If I was into him (and I wouldn't be there if I wasn't) I would have enjoyed, and got a little frisson, at the bed comment. Because I'd be looking forward to it. It was CLEARLY. a joke, with emoji and followed right after by suggestion of meeting in reception.
Why see that as you "delivering" sex. It's intended to be for your own pleasure too.
In this day and age equality can mean a man assuming his adult date can get herself to a hotel.
You could have asked him earlier "where are we meeting" leaving enough notice to let him know if you'd appreciate being met off the train. Plus sounds like he has been at work today, not free to chat away.
Guys are different. My DH would be thinking "why text much today?, I'll see you in person soon" and would expect me to get in touch earlier and use my words to tell him, if I needed help with luggage.
And in the absence of any such request my DH would absolutely want to try to squeeze his weekend exercise in, if he thought there was time, before I arrived.
As for the poster saying it was awful that he maybe wasn't going to be out of the gym in time to be ready waiting to attention at the hotel... personally I would prefer opportunity to shake off the journey, have a cup of tea, freshen up etc before date started.

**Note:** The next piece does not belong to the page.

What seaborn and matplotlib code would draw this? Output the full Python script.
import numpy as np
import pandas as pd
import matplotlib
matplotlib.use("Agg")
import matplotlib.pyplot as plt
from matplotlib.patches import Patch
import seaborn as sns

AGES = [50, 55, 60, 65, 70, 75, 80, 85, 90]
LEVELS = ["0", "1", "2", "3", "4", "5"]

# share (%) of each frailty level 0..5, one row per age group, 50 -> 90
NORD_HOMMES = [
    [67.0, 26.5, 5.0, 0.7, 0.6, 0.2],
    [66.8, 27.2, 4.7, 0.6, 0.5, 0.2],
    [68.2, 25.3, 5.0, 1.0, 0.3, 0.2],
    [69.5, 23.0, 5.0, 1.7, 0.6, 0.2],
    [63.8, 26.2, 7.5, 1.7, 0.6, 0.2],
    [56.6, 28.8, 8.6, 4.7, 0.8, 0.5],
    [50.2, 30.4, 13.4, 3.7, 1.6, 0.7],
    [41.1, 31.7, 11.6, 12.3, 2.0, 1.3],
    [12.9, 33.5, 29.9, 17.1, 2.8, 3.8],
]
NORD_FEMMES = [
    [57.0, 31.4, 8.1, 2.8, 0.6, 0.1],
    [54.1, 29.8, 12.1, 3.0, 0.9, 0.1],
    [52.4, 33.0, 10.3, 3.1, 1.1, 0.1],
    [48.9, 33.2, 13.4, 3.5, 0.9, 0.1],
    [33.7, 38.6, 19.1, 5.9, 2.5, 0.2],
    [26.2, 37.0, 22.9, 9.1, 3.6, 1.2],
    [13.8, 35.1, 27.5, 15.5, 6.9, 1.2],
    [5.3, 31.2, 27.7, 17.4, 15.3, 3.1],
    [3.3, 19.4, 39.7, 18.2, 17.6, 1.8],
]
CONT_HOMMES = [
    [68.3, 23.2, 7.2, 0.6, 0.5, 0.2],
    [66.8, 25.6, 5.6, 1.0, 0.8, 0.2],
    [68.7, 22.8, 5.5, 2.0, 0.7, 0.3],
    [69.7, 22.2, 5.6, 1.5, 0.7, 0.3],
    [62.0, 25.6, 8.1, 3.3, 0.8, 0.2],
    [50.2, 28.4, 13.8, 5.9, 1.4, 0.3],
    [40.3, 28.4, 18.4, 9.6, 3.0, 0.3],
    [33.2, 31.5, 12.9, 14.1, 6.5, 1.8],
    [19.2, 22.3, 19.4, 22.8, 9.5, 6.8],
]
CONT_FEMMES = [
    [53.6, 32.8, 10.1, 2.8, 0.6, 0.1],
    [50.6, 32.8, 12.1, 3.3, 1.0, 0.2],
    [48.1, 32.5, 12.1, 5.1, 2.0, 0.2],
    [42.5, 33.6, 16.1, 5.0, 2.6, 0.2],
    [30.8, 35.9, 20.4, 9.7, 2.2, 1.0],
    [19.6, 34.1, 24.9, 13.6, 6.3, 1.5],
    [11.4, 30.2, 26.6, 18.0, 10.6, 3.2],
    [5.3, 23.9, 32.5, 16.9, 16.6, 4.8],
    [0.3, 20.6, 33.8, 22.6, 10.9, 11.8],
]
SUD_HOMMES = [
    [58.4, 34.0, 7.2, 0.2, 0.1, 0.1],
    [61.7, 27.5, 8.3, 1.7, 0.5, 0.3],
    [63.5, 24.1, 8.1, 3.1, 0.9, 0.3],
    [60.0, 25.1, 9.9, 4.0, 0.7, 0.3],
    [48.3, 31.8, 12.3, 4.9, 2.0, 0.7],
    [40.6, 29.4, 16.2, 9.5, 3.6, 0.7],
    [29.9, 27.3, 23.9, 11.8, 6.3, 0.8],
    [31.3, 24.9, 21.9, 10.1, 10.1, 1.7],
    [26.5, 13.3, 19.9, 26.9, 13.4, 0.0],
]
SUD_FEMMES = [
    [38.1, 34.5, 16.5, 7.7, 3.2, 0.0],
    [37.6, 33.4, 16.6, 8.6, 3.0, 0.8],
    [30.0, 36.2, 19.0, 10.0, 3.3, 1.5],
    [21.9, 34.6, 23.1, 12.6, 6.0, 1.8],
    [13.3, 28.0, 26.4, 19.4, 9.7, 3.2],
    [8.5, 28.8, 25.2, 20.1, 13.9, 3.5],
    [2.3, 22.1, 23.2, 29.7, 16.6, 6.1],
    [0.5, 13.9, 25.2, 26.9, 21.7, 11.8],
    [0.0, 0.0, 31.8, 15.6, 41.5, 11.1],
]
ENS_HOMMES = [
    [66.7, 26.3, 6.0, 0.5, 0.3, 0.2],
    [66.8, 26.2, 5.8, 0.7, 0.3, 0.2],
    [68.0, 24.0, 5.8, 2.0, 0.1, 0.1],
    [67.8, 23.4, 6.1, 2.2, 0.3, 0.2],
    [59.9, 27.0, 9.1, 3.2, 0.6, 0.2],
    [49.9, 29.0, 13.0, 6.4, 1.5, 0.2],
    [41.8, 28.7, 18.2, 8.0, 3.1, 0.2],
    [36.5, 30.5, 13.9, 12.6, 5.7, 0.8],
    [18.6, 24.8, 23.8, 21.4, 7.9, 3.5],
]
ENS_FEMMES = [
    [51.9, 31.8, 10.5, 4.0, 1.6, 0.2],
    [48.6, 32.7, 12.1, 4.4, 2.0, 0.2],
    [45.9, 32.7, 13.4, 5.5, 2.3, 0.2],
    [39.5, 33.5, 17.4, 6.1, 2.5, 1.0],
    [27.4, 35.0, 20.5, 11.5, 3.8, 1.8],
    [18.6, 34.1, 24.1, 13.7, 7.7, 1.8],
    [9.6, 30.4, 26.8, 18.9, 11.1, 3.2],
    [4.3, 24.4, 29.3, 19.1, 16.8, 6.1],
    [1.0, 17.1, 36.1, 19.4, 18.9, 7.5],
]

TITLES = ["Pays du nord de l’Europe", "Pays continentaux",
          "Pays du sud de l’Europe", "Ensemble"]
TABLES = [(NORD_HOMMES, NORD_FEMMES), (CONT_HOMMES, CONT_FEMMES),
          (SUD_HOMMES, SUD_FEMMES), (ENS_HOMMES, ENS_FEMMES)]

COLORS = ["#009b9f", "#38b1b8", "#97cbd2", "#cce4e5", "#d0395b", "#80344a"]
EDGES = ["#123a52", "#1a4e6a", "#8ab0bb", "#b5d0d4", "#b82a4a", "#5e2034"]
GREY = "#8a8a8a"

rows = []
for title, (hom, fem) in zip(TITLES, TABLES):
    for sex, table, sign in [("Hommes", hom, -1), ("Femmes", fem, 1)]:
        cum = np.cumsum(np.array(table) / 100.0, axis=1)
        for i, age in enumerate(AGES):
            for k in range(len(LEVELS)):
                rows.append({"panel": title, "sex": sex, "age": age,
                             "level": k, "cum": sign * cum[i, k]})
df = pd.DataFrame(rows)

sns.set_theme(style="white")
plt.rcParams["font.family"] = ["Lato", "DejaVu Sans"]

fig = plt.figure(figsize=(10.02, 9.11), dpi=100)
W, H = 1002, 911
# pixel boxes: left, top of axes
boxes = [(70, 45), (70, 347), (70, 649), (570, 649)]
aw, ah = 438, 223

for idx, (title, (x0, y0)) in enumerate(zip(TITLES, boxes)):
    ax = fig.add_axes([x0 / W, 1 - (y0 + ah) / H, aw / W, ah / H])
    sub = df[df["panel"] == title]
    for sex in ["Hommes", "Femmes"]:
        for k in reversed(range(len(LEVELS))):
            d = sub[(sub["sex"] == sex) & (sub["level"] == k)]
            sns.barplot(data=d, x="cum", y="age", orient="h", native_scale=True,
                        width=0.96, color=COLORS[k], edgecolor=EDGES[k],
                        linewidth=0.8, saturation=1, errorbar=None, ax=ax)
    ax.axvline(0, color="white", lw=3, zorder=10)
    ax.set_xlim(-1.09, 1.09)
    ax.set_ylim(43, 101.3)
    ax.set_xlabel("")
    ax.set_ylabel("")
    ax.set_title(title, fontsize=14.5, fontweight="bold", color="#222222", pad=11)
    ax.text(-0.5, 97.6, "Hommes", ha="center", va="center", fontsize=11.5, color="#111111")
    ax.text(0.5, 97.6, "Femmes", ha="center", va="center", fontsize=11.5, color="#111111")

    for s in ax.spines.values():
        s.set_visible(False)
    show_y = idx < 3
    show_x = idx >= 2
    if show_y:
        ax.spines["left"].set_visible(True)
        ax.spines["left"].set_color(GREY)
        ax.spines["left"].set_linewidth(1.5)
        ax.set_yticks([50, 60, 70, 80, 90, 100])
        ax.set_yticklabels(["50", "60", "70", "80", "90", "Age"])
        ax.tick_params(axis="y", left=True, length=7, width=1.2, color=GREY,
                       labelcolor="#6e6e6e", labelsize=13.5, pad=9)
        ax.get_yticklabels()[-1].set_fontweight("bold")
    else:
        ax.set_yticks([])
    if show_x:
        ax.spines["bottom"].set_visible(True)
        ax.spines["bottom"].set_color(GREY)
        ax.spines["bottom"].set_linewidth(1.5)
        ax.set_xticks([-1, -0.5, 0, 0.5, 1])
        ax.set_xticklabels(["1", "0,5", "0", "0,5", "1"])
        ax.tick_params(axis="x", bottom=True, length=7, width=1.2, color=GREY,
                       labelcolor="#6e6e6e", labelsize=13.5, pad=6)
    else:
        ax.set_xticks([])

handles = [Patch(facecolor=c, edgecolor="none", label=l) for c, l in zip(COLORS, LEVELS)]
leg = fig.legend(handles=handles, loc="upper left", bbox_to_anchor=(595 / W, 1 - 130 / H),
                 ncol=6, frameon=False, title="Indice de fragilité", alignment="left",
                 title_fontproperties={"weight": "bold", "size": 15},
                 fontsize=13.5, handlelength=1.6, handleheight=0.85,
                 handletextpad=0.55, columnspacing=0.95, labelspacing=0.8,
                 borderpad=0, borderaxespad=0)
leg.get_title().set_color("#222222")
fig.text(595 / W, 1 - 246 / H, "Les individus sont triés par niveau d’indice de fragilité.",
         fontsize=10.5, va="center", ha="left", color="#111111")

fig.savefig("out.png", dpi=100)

Sorry but from where I'm standing you seem to have stropped off because he didn't read your mind and because you wanted old style chivalry whereas he treated you like a capable adult woman.
As for his response to your list of complaints being just "ok"...

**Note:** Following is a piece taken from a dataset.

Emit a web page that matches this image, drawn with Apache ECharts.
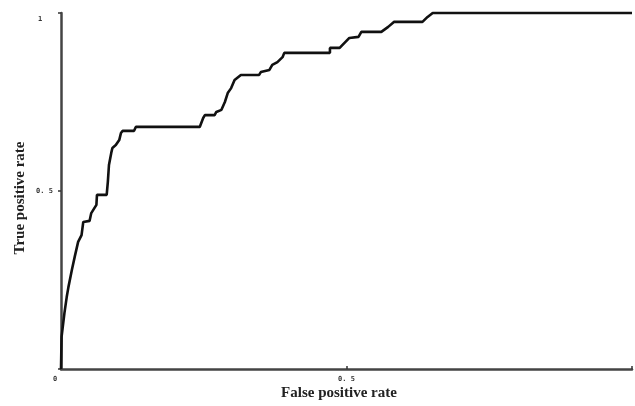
<!DOCTYPE html>
<html><head><meta charset="utf-8">
<script src="https://cdn.jsdelivr.net/npm/echarts@6/dist/echarts.min.js"></script>
<style>html,body{margin:0;padding:0;background:#fff}#c{width:635px;height:406px}</style>
</head><body><div id="c"></div>
<script>
var fpr = [0,0.001,0.006,0.010,0.013,0.019,0.024,0.030,0.036,0.039,0.050,0.053,0.062,0.063,0.080,0.082,0.084,0.088,0.090,0.096,0.102,0.105,0.108,0.128,0.131,0.243,0.249,0.252,0.269,0.272,0.281,0.287,0.292,0.298,0.304,0.315,0.347,0.350,0.365,0.370,0.379,0.388,0.391,0.471,0.471,0.488,0.505,0.521,0.526,0.561,0.573,0.583,0.633,0.642,0.651,0.99,1.0];
var tpr = [0,0.090,0.157,0.202,0.230,0.278,0.315,0.357,0.376,0.413,0.416,0.438,0.461,0.489,0.489,0.525,0.573,0.607,0.621,0.629,0.643,0.663,0.669,0.669,0.680,0.680,0.705,0.713,0.713,0.722,0.728,0.750,0.775,0.789,0.812,0.826,0.826,0.834,0.840,0.854,0.862,0.876,0.888,0.888,0.902,0.902,0.930,0.933,0.947,0.947,0.961,0.975,0.975,0.989,1.0,1.0,1.0];
var xTickLabels = ['0', '0. 5'];
var yTickLabels = ['0. 5', '1'];
var xTitle = 'False positive rate';
var yTitle = 'True positive rate';

var data = fpr.map(function(x,i){return [x,tpr[i]];});
var chart = echarts.init(document.getElementById('c'), null, {renderer:'canvas'});
var labelFont = {fontFamily:'DejaVu Sans Mono', fontSize:7, fontWeight:'bold', color:'#333'};
chart.setOption({
  animation:false,
  grid:{left:61, right:-4, top:13, bottom:37, containLabel:false},
  xAxis:{type:'value', min:0, max:1, interval:0.5,
    axisLine:{show:true, lineStyle:{color:'#444', width:2.5}},
    axisTick:{show:true, inside:true, length:3, lineStyle:{color:'#333', width:1.5}},
    splitLine:{show:false},
    axisLabel:Object.assign({margin:7, formatter:function(v){
      if (v===0) return '{z|' + xTickLabels[0] + '}'; if (v===0.5) return xTickLabels[1]; return '';},
      rich:{z:{fontFamily:'DejaVu Sans Mono', fontSize:7, fontWeight:'bold', color:'#333', padding:[0,12,0,0]}}}, labelFont)
  },
  yAxis:{type:'value', min:0, max:1, interval:0.5,
    axisLine:{show:true, lineStyle:{color:'#444', width:2.5}},
    axisTick:{show:true, length:3, lineStyle:{color:'#333', width:1.5}},
    splitLine:{show:false},
    axisLabel:Object.assign({margin:25, align:'left', formatter:function(v){
      if (v===0.5) return yTickLabels[0]; if (v===1) return '{o|' + yTickLabels[1] + '}'; return '';},
      rich:{o:{fontFamily:'DejaVu Sans Mono', fontSize:7, fontWeight:'bold', color:'#333', padding:[12,0,0,2]}}}, labelFont)
  },
  graphic:[
    {type:'text', x:339, y:393, style:{text:xTitle, font:'bold 15px "Liberation Serif"', fill:'#222', align:'center', verticalAlign:'middle'}},
    {type:'text', rotation:Math.PI/2, x:20, y:198, style:{text:yTitle, font:'bold 15px "Liberation Serif"', fill:'#222', align:'center', verticalAlign:'middle'}}
  ],
  series:[{type:'line', data:data, showSymbol:false, symbol:'none',
    lineStyle:{color:'#111', width:2.6}, clip:false}]
});
</script></body></html>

If you had said "I'm a bit upset, I feel like getting next train home", that would have left an opening for him to say he hadn't realised you expected him to meet you and carry your luggage and see if together you could recover the weekend. But your text sounded as though you had made your mind up.
Why not phone instead of texting? Things often come over wrong in writing. I would have taken a minute to work out what I wanted to say then phoned. But I would have been self aware enough to realise that I shouldn't have expected him to read my mind. So my whole attitude would have been different to yours anyway.

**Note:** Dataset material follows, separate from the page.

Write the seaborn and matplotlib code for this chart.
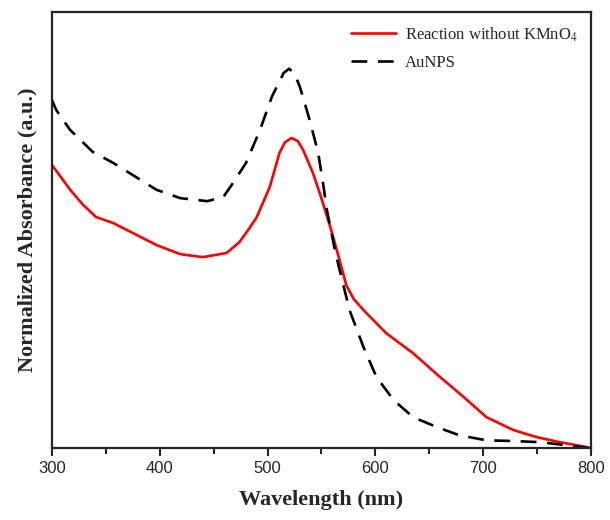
import pandas as pd
import matplotlib
matplotlib.use("Agg")
import matplotlib.pyplot as plt
import seaborn as sns
from matplotlib.ticker import MultipleLocator

# Data (normalized absorbance)
wl_reaction = [300, 317, 329, 341, 357, 375, 397, 419, 440, 462, 474, 484, 490, 502,
               511, 516, 522, 528, 533, 542, 549, 559, 566, 573, 580, 589, 610, 635,
               660, 682, 703, 728, 750, 771, 796, 800]
abs_reaction = [0.749, 0.683, 0.643, 0.611, 0.595, 0.569, 0.537, 0.513, 0.505, 0.516,
                0.545, 0.585, 0.611, 0.690, 0.780, 0.808, 0.820, 0.812, 0.788, 0.728,
                0.669, 0.577, 0.505, 0.431, 0.394, 0.365, 0.304, 0.251, 0.188, 0.135,
                0.082, 0.048, 0.029, 0.016, 0.003, 0.0]

wl_aunps = [300, 304, 317, 338, 357, 375, 397, 419, 444, 459, 468, 480, 493, 504, 515,
            520, 525, 530, 539, 547, 552, 555, 563, 576, 589, 601, 617, 635, 657, 678,
            703, 728, 753, 777, 800]
abs_aunps = [0.921, 0.894, 0.841, 0.783, 0.754, 0.722, 0.683, 0.661, 0.653, 0.664,
             0.701, 0.754, 0.841, 0.929, 0.992, 1.003, 0.990, 0.955, 0.868, 0.780,
             0.690, 0.630, 0.516, 0.365, 0.267, 0.188, 0.127, 0.082, 0.056, 0.034,
             0.021, 0.019, 0.016, 0.008, 0.0]

df_r = pd.DataFrame({"wl": wl_reaction, "abs": abs_reaction})
df_a = pd.DataFrame({"wl": wl_aunps, "abs": abs_aunps})

sns.set_style("ticks")
plt.rcParams['font.family'] = ['Liberation Serif', 'DejaVu Serif']
plt.rcParams['mathtext.fontset'] = 'stix'

fig = plt.figure(figsize=(6.1, 5.2), dpi=100)
ax = fig.add_axes([0.085, 0.138, 0.884, 0.839])

sns.lineplot(data=df_r, x="wl", y="abs", ax=ax, color="#ff0000", linewidth=1.9,
             label="Reaction without KMnO$_4$", sort=False)
sns.lineplot(data=df_a, x="wl", y="abs", ax=ax, color="black", linewidth=1.9,
             linestyle=(0, (6, 4)), label="AuNPS", sort=False)

ax.set_xlim(300, 800)
ax.set_ylim(0, 1.153)
ax.set_yticks([])
ax.xaxis.set_major_locator(MultipleLocator(100))
ax.xaxis.set_minor_locator(MultipleLocator(50))
ax.tick_params(axis='x', which='major', direction='out', length=6, width=1.5)
ax.tick_params(axis='x', which='minor', direction='out', length=4, width=1.5)
for lbl in ax.get_xticklabels():
    lbl.set_fontfamily('Liberation Sans')
    lbl.set_fontsize(12)

for s in ax.spines.values():
    s.set_linewidth(1.6)
    s.set_visible(True)

ax.set_xlabel("Wavelength (nm)", fontsize=16, fontweight='bold', labelpad=10)
ax.set_ylabel("Normalized Absorbance (a.u.)", fontsize=16, fontweight='bold', labelpad=10)

ax.legend(loc='upper right', frameon=False, fontsize=12, handlelength=2.7,
          handletextpad=0.5, borderaxespad=0.4, labelspacing=0.65)

fig.savefig("out.png", dpi=100)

Plus you had just told the guy you felt like a hooker providing a service. Do you expect him to feel good about the date after that? You BOTH should get to feel wanted and appreciated and he had made you feel wanted beforehand. He just didn't have his crystal ball with him to know your assumptions.
The main issue isn't even your expectations of guys in general. If old style chivalry floats your boat that's OK. It's that you expected that requirement to be assumed and WAY over-reacted by taking your ball and going home when it wasn't. Not even giving him chance to talk about it.
Plus, it does raise the question are you really that into him if you threw away a date, you had just travelled 2 hours to, over what was basically a lack of any communication about your expectations, waiting until too late to tell him you wanted met at the station,
Why, btw? If you hoped he'd meet you from the train, why wait until you already there to bring that up? I can't get my head around that part. You do NOT have to wait for the man to ask!!
Was it a silly test, to decide if he cares by whether he passes a test he doesn't even know there's anything to be tested about?
My view is that yes maybe you need to think about whether you were really interested or not but, as far as THIS weekend goes it sounds as though you have cut off your nose to spite your face.
And I hope he didn't have to pay something to add a 2nd person to his work related accomodation.
As for could have offered to help... was he even aware that you were bringing more than normal weekend away luggage? Or that taxis in short supply?
If I sound like taking his side, then it's coming over wrong. It's more that I shake my head when I see threads where an adult woman chooses to judge a guy by how much he manages (or not) to read her mind. Instead of just talking straight. Especially as you allowed it to ruin some fun sounding plans that you had already travelled to.
If I were him, I'd have to have been getting close to you, already feeling like a steady boyfriend, to do anything now other than write you off as a princessy drama queen based on how you handled that small disappointment that was of your own making by expecting your mind to be read.